A well-cleaned or preferably new and rinsed piece of PVC pipe will work nicely. Also an overturned flower pot (again, well-cleaned or preferably new). And then there's the usual assortment of decorations at your petstore. My betta has the Betta Log that floats up at the top and he loves it. But for home-made things, PVC pipe is probably the best.


----------



## Sakura8 (May 12, 2011)

Whoops. By overturned flower pot, I meant one placed on its side. ^-^ One placed completely upside down probably wouldn't help.


----------



## 2OH6NESS (May 11, 2011)

Lol haha thanks!


----------



## newbie32 (Mar 28, 2011)

people like terra cotta pots that have been broken in half. i just read a post about using an empty olive jar that was decorated with rock.


----------



## Littlebittyfish (Jan 5, 2011)

coconuts make nice caves too.


----------



## wallywestisthebest333 (Nov 30, 2009)

Coffee mugs work well. =] They have some pretty ones at walmart too. =]
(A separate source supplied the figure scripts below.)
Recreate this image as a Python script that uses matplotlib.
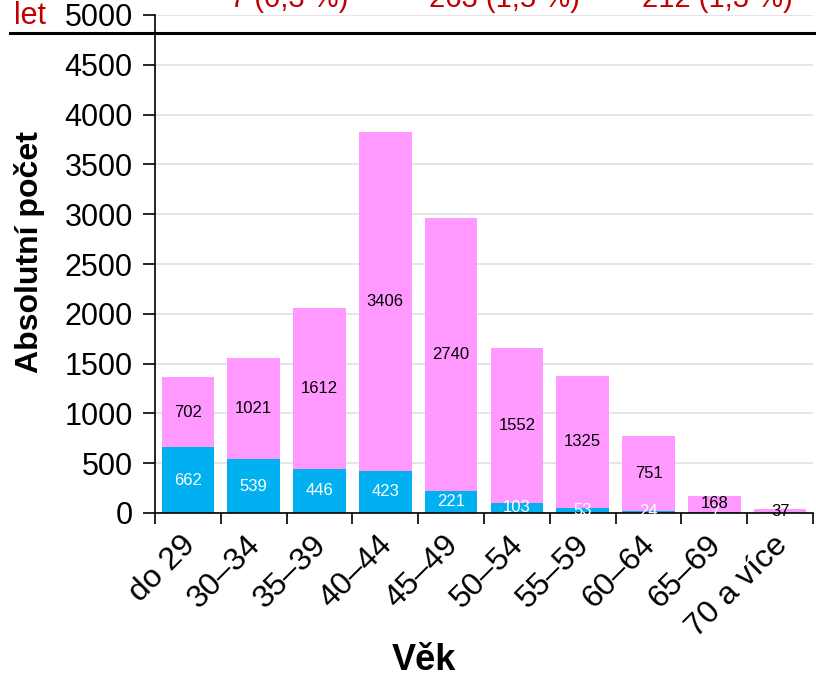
import numpy as np
import matplotlib.pyplot as plt
import matplotlib.transforms as mtransforms
from matplotlib.lines import Line2D

plt.rcParams['font.family'] = ['Liberation Sans', 'DejaVu Sans']

categories = ['do 29', '30–34', '35–39', '40–44', '45–49', '50–54',
              '55–59', '60–64', '65–69', '70 a více']
blue_vals = [662, 539, 446, 423, 221, 103, 53, 24, 7, 0]
pink_vals = [702, 1021, 1612, 3406, 2740, 1552, 1325, 751, 168, 37]
top_texts = ['7 (0,3 %)', '263 (1,5 %)', '212 (1,3 %)']

blue = '#00B0F0'
pink = '#FF99FF'
red = '#C00000'

fig = plt.figure(figsize=(8.16, 6.75), dpi=100)
ax = fig.add_axes([155/816, 1-513/675, (813-155)/816, (513-15)/675])

x = np.arange(len(categories))
blue_vals = np.array(blue_vals)
pink_vals = np.array(pink_vals)

ax.bar(x, blue_vals, width=0.8, color=blue, zorder=2)
ax.bar(x, pink_vals, width=0.8, bottom=blue_vals, color=pink, zorder=2)

for i in x:
    if blue_vals[i] > 0:
        ax.text(i, blue_vals[i] / 2, str(blue_vals[i]), ha='center', va='center',
                color='white', fontsize=12, zorder=3)
    ax.text(i, blue_vals[i] + pink_vals[i] / 2, str(pink_vals[i]), ha='center',
            va='center', color='black', fontsize=12, zorder=3)

ax.set_xlim(-0.5, len(categories) - 0.5)
ax.set_ylim(0, 5000)
ax.set_yticks(np.arange(0, 5001, 500))
ax.set_xticks(x)
ax.set_xticklabels(categories, rotation=45, ha='right', rotation_mode='anchor')
ax.set_xticks(np.arange(-0.5, len(categories)), minor=True)
ax.tick_params(axis='x', which='major', length=0, pad=8, labelsize=23)
ax.tick_params(axis='x', which='minor', length=8, width=1.2, direction='out')
ax.tick_params(axis='y', length=9, width=1.2, direction='out', labelsize=22, pad=7)

# nudge rotated labels a bit down/left
shift = mtransforms.ScaledTranslation(-8/100, -6/100, fig.dpi_scale_trans)
for lbl in ax.get_xticklabels():
    lbl.set_transform(lbl.get_transform() + shift)

ax.grid(axis='y', color='#e0e0e0', linewidth=1.2, zorder=0)
ax.set_axisbelow(True)
for s in ['top', 'right']:
    ax.spines[s].set_visible(False)
ax.spines['left'].set_linewidth(1.2)
ax.spines['bottom'].set_linewidth(1.2)

ax.set_ylabel('Absolutní počet', fontsize=23, fontweight='bold')
ax.yaxis.set_label_coords((30-155)/658, (513-252)/498)
ax.set_xlabel('Věk', fontsize=26, fontweight='bold')
ax.xaxis.set_label_coords((424-155)/658, (513-660)/498)
ax.xaxis.label.set_va('center')
ax.yaxis.label.set_va('center')

# cropped header above the chart
fig.add_artist(Line2D([10/816, 1], [1-33/675, 1-33/675], color='black', linewidth=2.2))
fig.text(14/816, 1-24/675, 'let', color=red, fontsize=22, va='baseline', ha='left')
for xc, t in zip([289, 504, 717], top_texts):
    fig.text(xc/816, 1-7/675, t, color=red, fontsize=21, va='baseline', ha='center')

fig.savefig('out.png', dpi=100)
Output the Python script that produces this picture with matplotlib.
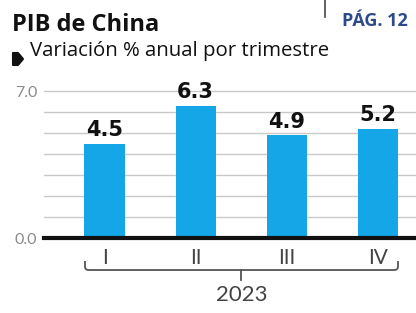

You could use a toothbrush holder! XD I used to have one for Genie but I managed to lose it somehow. 0_0; It was so cute! XD It looked like a happy face ate my betta!


----------



## 2OH6NESS (May 11, 2011)

Thanks everyone for the replys. Think ima go with the mug or the terra cotta


----------



## wallywestisthebest333 (Nov 30, 2009)

Pics!  Don't forget pics! =] I love pics! <3


----------



## 2OH6NESS (May 11, 2011)

Haha I'll take some later today.


----------



## Twilight Storm (Apr 14, 2011)

make sure you plug up the drain hole in the terracotta pot so your Betta doesn't jam himself in there and get stuck. There were a lot of ways people posted to do this. The only one I remember is using aquarium gravel and aquarium sealant.


----------



## wallywestisthebest333 (Nov 30, 2009)

filter foam would help to plug the hole. =]


----------



## 2OH6NESS (May 11, 2011)

Twilight- thanks for the info man. 
Wallywest- good thing I have filter foam hanging around haha cause I don't have any gravel.


----------



## bamsuddenimpact (Jan 25, 2011)

yeah i just jammed a piece of gravel. I use hamster pipes, one of the other users posted a diy cave which involved an olive jar, aquarium sealant and some of that natural gravel, i think its called river rocks.


----------



## 2OH6NESS (May 11, 2011)

Yeah I just seen that haha pretty cool


----------